Problem requirements: Transcribe every line from the top down to the line with "import matplotlib.patheffects as pe", both ends included, but not the pictures.
↓↓↓
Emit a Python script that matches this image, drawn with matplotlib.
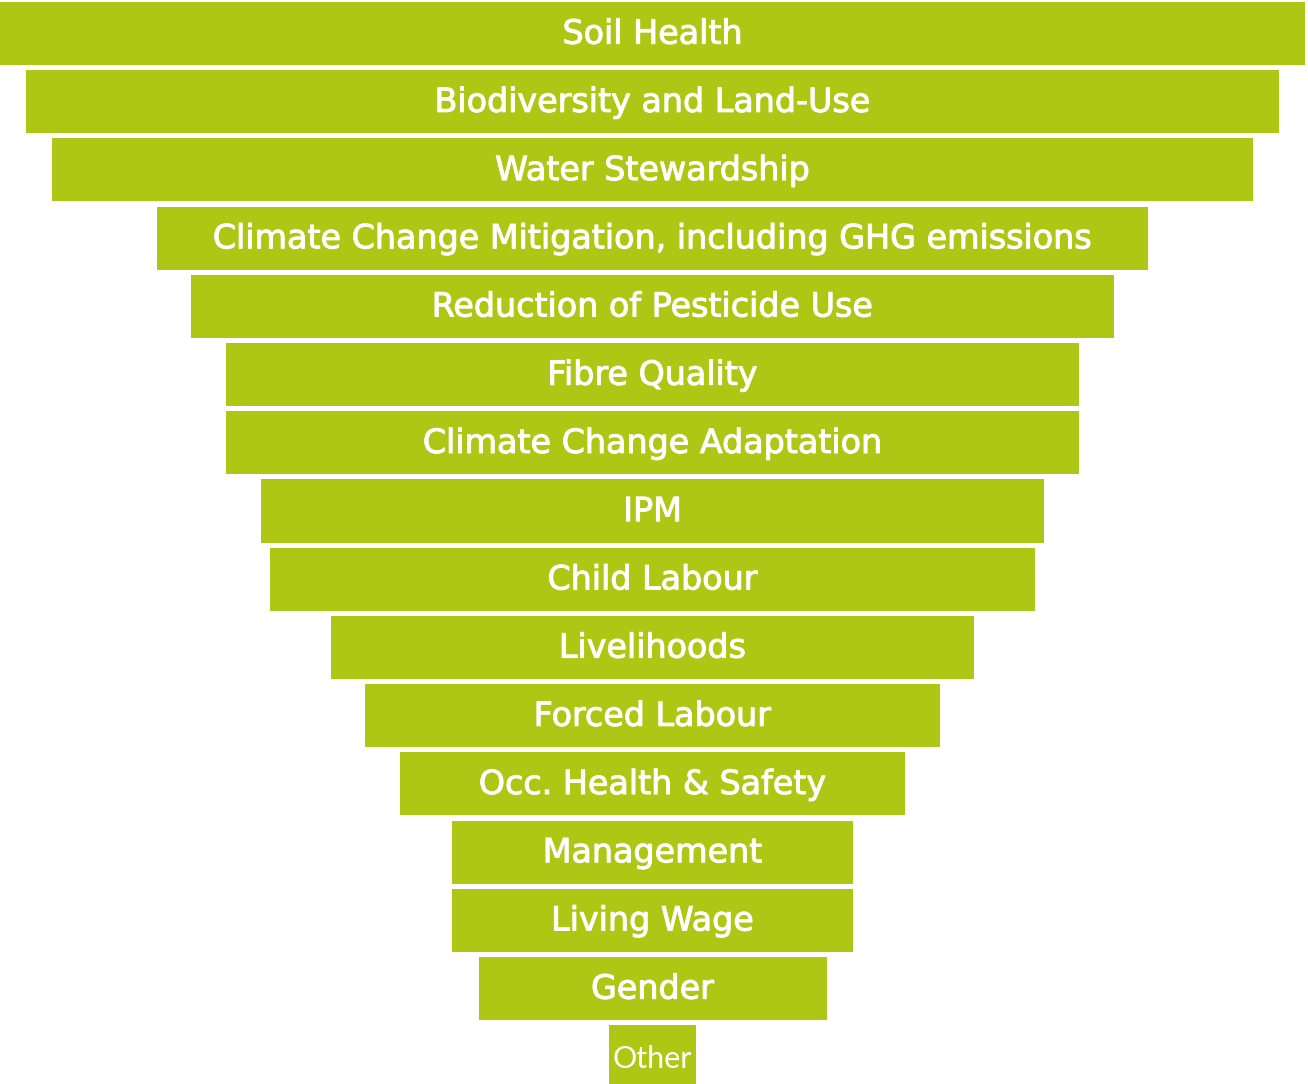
import matplotlib
matplotlib.use("Agg")
import matplotlib.pyplot as plt
import matplotlib.patheffects as pe

categories = ["Soil Health", "Biodiversity and Land-Use", "Water Stewardship",
              "Climate Change Mitigation, including GHG emissions",
              "Reduction of Pesticide Use", "Fibre Quality", "Climate Change Adaptation",
              "IPM", "Child Labour", "Livelihoods", "Forced Labour",
              "Occ. Health & Safety", "Management", "Living Wage", "Gender", "Other"]
values = [75, 72, 69, 57, 53, 49, 49, 45, 44, 37, 33, 29, 23, 23, 20, 5]

color = "#ACC814"

fig = plt.figure(figsize=(13.08, 10.84), dpi=100)
ax = fig.add_axes([0, 0, 1, 1])
ypos = list(range(len(values)))
lefts = [-v / 2 for v in values]
ax.barh(ypos, values, left=lefts, height=0.924, color=color, edgecolor="none")

stroke = [pe.withStroke(linewidth=0.7, foreground="white")]
for y, (cat, v) in enumerate(zip(categories, values)):
    if cat == "Other":
        ax.text(0, y + 0.03, cat, ha="center", va="center", color="white",
                fontsize=22, family="Lato", fontweight="normal")
    else:
        ax.text(0, y + 0.01, cat, ha="center", va="center", color="white",
                fontsize=24, family="DejaVu Sans", fontweight="normal",
                path_effects=stroke)

ax.set_xlim(-37.5, 37.67)
ax.set_ylim(15.40, -0.491)
ax.axis("off")
fig.savefig("out.png", dpi=100, facecolor="white")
↑↑↑
Task solution:
Emit a Python script that matches this image, drawn with matplotlib.
import matplotlib
matplotlib.use("Agg")
import matplotlib.pyplot as plt
import matplotlib.patheffects as pe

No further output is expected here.